▶ _Your objective_:
Lines containing the string "chart" are to be counted; report the total by itself.

::::

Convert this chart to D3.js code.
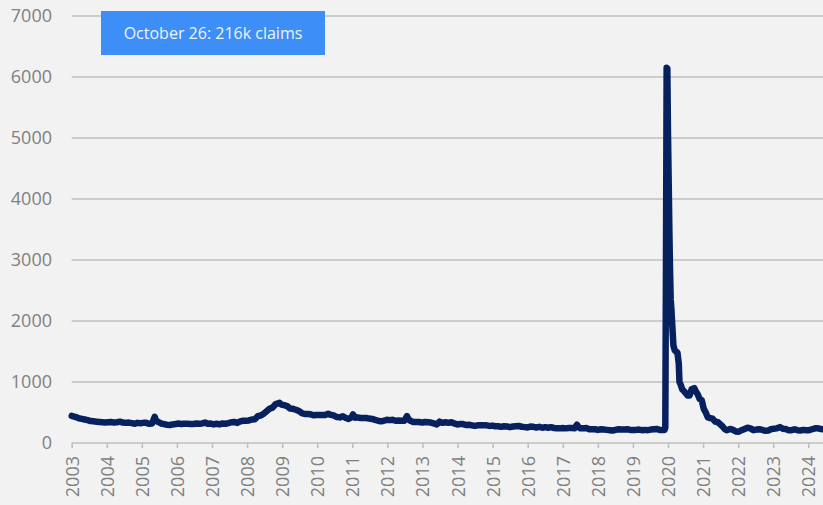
<!DOCTYPE html>
<html lang="en">
<head>
<meta charset="UTF-8">
<title>Initial jobless claims</title>
<style>
  body { margin: 0; background: #f2f2f2; }
  svg { display: block; font-family: "Open Sans", sans-serif; }
</style>
</head>
<body>
<svg width="823" height="505"></svg>
<script src="https://d3js.org/d3.v7.min.js"></script>
<script>
// weekly initial claims (thousands) at roughly monthly steps
const dates = [
  "2003-05-03","2003-06-15","2003-07-15","2003-08-15","2003-09-15","2003-10-15","2003-11-15","2003-12-15",
  "2004-01-15","2004-02-15","2004-03-15","2004-04-15","2004-05-15","2004-06-15","2004-07-15","2004-08-15","2004-09-15","2004-10-15","2004-11-15","2004-12-15",
  "2005-01-15","2005-02-15","2005-03-15","2005-04-15","2005-05-15","2005-06-15","2005-07-15","2005-08-15","2005-09-10","2005-09-24","2005-10-15","2005-11-15","2005-12-15",
  "2006-01-15","2006-02-15","2006-03-15","2006-04-15","2006-05-15","2006-06-15","2006-07-15","2006-08-15","2006-09-15","2006-10-15","2006-11-15","2006-12-15",
  "2007-01-15","2007-02-15","2007-03-15","2007-04-15","2007-05-15","2007-06-15","2007-07-15","2007-08-15","2007-09-15","2007-10-15","2007-11-15","2007-12-15",
  "2008-01-15","2008-02-15","2008-03-15","2008-04-15","2008-05-15","2008-06-15","2008-07-15","2008-08-15","2008-09-15","2008-10-15","2008-11-15","2008-12-15",
  "2009-01-15","2009-02-15","2009-03-28","2009-04-15","2009-05-15","2009-06-15","2009-07-15","2009-08-15","2009-09-15","2009-10-15","2009-11-15","2009-12-15",
  "2010-01-15","2010-02-15","2010-03-15","2010-04-15","2010-05-15","2010-06-15","2010-07-15","2010-08-15","2010-09-15","2010-10-15","2010-11-15","2010-12-15",
  "2011-01-15","2011-02-15","2011-03-15","2011-04-15","2011-04-30","2011-05-21","2011-06-15","2011-07-15","2011-08-15","2011-09-15","2011-10-15","2011-11-15","2011-12-15",
  "2012-01-15","2012-02-15","2012-03-15","2012-04-15","2012-05-15","2012-06-15","2012-07-15","2012-08-15","2012-09-15","2012-10-15","2012-11-10","2012-11-24","2012-12-15",
  "2013-01-15","2013-02-15","2013-03-15","2013-04-15","2013-05-15","2013-06-15","2013-07-15","2013-08-15","2013-09-15","2013-10-15","2013-11-15","2013-12-15",
  "2014-01-15","2014-02-15","2014-03-15","2014-04-15","2014-05-15","2014-06-15","2014-07-15","2014-08-15","2014-09-15","2014-10-15","2014-11-15","2014-12-15",
  "2015-01-15","2015-02-15","2015-03-15","2015-04-15","2015-05-15","2015-06-15","2015-07-15","2015-08-15","2015-09-15","2015-10-15","2015-11-15","2015-12-15",
  "2016-01-15","2016-02-15","2016-03-15","2016-04-15","2016-05-15","2016-06-15","2016-07-15","2016-08-15","2016-09-15","2016-10-15","2016-11-15","2016-12-15",
  "2017-01-15","2017-02-15","2017-03-15","2017-04-15","2017-05-15","2017-06-15","2017-07-15","2017-08-15","2017-09-09","2017-09-23","2017-10-15","2017-11-15","2017-12-15",
  "2018-01-15","2018-02-15","2018-03-15","2018-04-15","2018-05-15","2018-06-15","2018-07-15","2018-08-15","2018-09-15","2018-10-15","2018-11-15","2018-12-15",
  "2019-01-15","2019-02-15","2019-03-15","2019-04-15","2019-05-15","2019-06-15","2019-07-15","2019-08-15","2019-09-15","2019-10-15","2019-11-15","2019-12-15",
  "2020-01-15","2020-02-15","2020-03-07","2020-03-14","2020-03-21","2020-03-28","2020-04-04","2020-04-11","2020-04-18","2020-04-25",
  "2020-05-02","2020-05-09","2020-05-16","2020-05-23","2020-05-30","2020-06-06","2020-06-20","2020-07-04","2020-07-18","2020-08-01",
  "2020-08-08","2020-08-22","2020-09-05","2020-09-19","2020-10-10","2020-10-31","2020-11-21","2020-12-12",
  "2021-01-09","2021-01-23","2021-02-13","2021-03-06","2021-03-27","2021-04-17","2021-05-08","2021-05-29","2021-06-19","2021-07-17","2021-08-14","2021-09-11","2021-10-09","2021-10-30","2021-11-20","2021-12-11",
  "2022-01-15","2022-02-15","2022-03-15","2022-04-15","2022-05-15","2022-06-15","2022-07-15","2022-08-15","2022-09-15","2022-10-15","2022-11-15","2022-12-15",
  "2023-01-15","2023-02-15","2023-03-15","2023-04-15","2023-05-15","2023-06-15","2023-07-15","2023-08-15","2023-09-15","2023-10-15","2023-11-15","2023-12-15",
  "2024-01-15","2024-02-15","2024-03-15","2024-04-15","2024-05-15","2024-06-15","2024-07-15","2024-08-15","2024-09-15","2024-10-12","2024-10-26"
];
const claims = [
  445,425,405,395,385,375,360,355,
  350,345,340,335,340,345,335,340,350,335,330,335,
  325,315,330,325,330,330,315,320,430,370,345,320,310,
  300,295,305,310,320,310,315,315,310,310,320,315,
  320,335,315,320,305,315,305,320,315,325,340,345,
  330,355,365,365,370,385,390,440,450,480,520,560,
  580,635,660,630,620,605,565,560,545,525,490,475,
  475,470,455,460,460,460,460,480,460,450,425,420,
  440,410,395,420,470,415,420,410,410,410,400,395,380,
  365,355,365,380,375,380,365,370,365,365,440,395,365,
  345,345,345,335,345,340,335,320,305,350,330,340,
  330,340,320,305,310,310,295,300,290,280,290,290,
  290,290,280,285,275,275,265,275,270,260,270,275,
  280,265,260,255,270,265,255,265,250,260,250,260,
  245,240,240,245,240,245,245,240,300,265,240,240,245,
  225,225,225,215,225,220,215,210,205,215,225,220,
  220,225,215,215,215,220,210,215,210,220,225,230,
  215,215,215,255,2920,6150,6140,5070,4300,3500,
  2850,2350,2200,2000,1800,1600,1520,1500,1480,1300,
  1000,950,880,860,820,780,780,880,
  900,850,800,720,700,560,500,420,410,400,350,340,300,270,230,210,
  230,215,190,185,210,230,250,240,210,220,225,215,
  200,205,225,235,240,260,235,230,210,210,225,210,
  205,215,210,210,225,240,240,230,225,255,216
];
const yTicks = [0, 1000, 2000, 3000, 4000, 5000, 6000, 7000];
const yearLabels = [2003,2004,2005,2006,2007,2008,2009,2010,2011,2012,2013,2014,
                    2015,2016,2017,2018,2019,2020,2021,2022,2023,2024];
const note = "October 26: 216k claims";

const W = 823, H = 505;
const plotLeft = 71.7, plotRight = 823;
const svg = d3.select("svg");

svg.append("rect").attr("width", W).attr("height", H).attr("fill", "#f2f2f2");

const parse = d3.timeParse("%Y-%m-%d");
const data = dates.map((d, i) => ({ date: parse(d), value: claims[i] }));
const start = data[0].date;

// category-style axis: one label every 52 weeks from the first week
const tickDates = yearLabels.map((yr, i) => d3.timeDay.offset(start, i * 364));
const x = d3.scaleTime()
  .domain([start, tickDates[tickDates.length - 1]])
  .range([plotLeft, 808.3]);
const y = d3.scaleLinear().domain([0, 7000]).range([443, 16]);

// gridlines
svg.append("g")
  .selectAll("line")
  .data(yTicks)
  .join("line")
    .attr("x1", plotLeft)
    .attr("x2", plotRight)
    .attr("y1", d => y(d))
    .attr("y2", d => y(d))
    .attr("stroke", "#bfbfbf")
    .attr("stroke-width", 1.6);

// y axis labels
const yAxis = svg.append("g")
  .attr("transform", "translate(52,0)")
  .call(d3.axisLeft(y).tickValues(yTicks).tickFormat(d3.format("d")).tickSize(0).tickPadding(0));
yAxis.select(".domain").remove();
yAxis.selectAll("text")
  .attr("fill", "#808080")
  .style("font-size", "18px")
  .style("font-family", "'Open Sans', sans-serif");

// x axis
const xAxis = svg.append("g")
  .attr("transform", "translate(0,443)")
  .call(d3.axisBottom(x)
    .tickValues(tickDates)
    .tickFormat((d, i) => yearLabels[i])
    .tickSize(5)
    .tickSizeOuter(0));
xAxis.select(".domain").remove();
xAxis.selectAll(".tick line").attr("stroke", "#bfbfbf").attr("stroke-width", 1.6);
xAxis.selectAll("text")
  .attr("fill", "#808080")
  .style("font-size", "18px")
  .style("font-family", "'Open Sans', sans-serif")
  .attr("text-anchor", "end")
  .attr("transform", "rotate(-90)")
  .attr("x", -13)
  .attr("y", 0)
  .attr("dy", "0.36em");

// claims line
const line = d3.line()
  .x(d => x(d.date))
  .y(d => y(d.value));

svg.append("path")
  .datum(data)
  .attr("d", line)
  .attr("fill", "none")
  .attr("stroke", "#06215e")
  .attr("stroke-width", 6.5)
  .attr("stroke-linejoin", "round")
  .attr("stroke-linecap", "round");

// annotation box
svg.append("rect")
  .attr("x", 101)
  .attr("y", 11)
  .attr("width", 224)
  .attr("height", 44)
  .attr("fill", "#3d8ef6");

svg.append("text")
  .attr("x", 213)
  .attr("y", 33.5)
  .attr("dy", "0.35em")
  .attr("text-anchor", "middle")
  .attr("fill", "#eef4ff")
  .style("font-size", "16px")
  .text(note);
</script>
</body>
</html>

::::

▶ _Output of the task_:
1